An anecdotal example of additional modifications to teaching and materials for student learning needs:
Year 9 student, 2020. Amber struggles with dysgraphia. I provide all printed materials to her in size 16 font. When I do board work, I ensure that I write neatly and use a magnetic strip to indicate the end of the line. She struggles to get written work completed to the same standard as her verbal responses, which are very strong, so I provided support for written tasks done in class by first eliciting a verbal response to the questions, and then allowing writing time. I did this as a whole class for some questions and then when the body of students moved to work by themselves, monitored and gave support to Amber as she required. This resulted in Amber feeling more comfortable in volunteering for verbal responses in class discussions (which demonstrated some higher order thinking) and confidently asking for help when she needed it.
In drama I often encounter situations where students are inhibited by physical injuries or disabilities. I endeavor to adjust activities to be inclusive of all students.
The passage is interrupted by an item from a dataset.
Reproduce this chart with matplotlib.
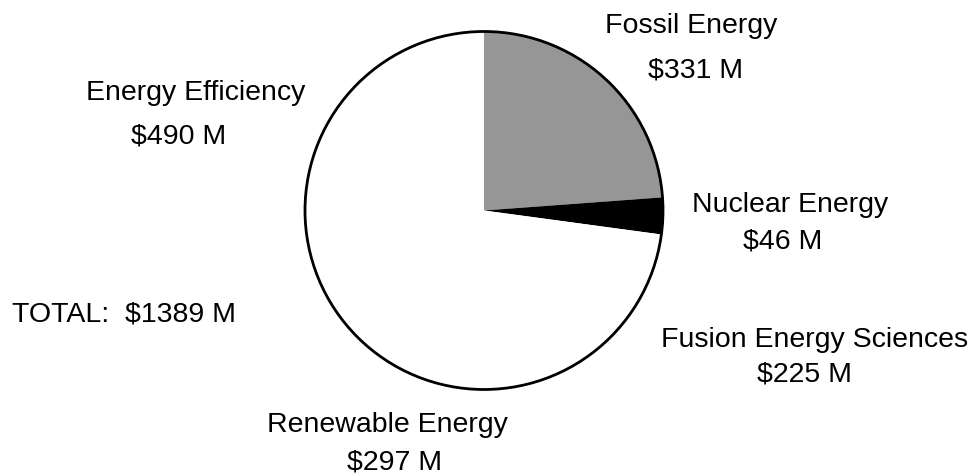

I regularly change room bookings to allow access to an appropriate classroom space and I adjust activities to build on a different skill or incorporate a new role in an activity to include the student with disability.
An anecdotal example of additional modifications to assessment to support participation:
Year 9 student, 2019. Eliana is a student with a physical disability. She manages this mostly, with adjustments to seating arrangements in the classroom (I always provide her with a chair rather than sitting on the floor). She is able to do most physical activities in Drama, and is comfortable adjusting self-modifying. Eliana's disability flares up as we near a practical assessment where she is to perform with a partner. They have been working hard on this for a number of weeks and I had observed them developing some strong skills. To prevent Eliana from being excluded from the assessment, and her partner being left to perform alone, I modified their task: the able-bodied student performed the scene as rehearsed. Eliana could perform the scene sat in one place on stage and her assessment would be focussed on her vocal techniques and communication of themes in performance. This resulted in both students feeling less stressed about any penalties, and displaying some good skills in the assessment. Because I had observed their progress, I also made some adjustments to their summative mark to include their strengths observed in rehearsal, meaning it was a more accurate record of their achievement.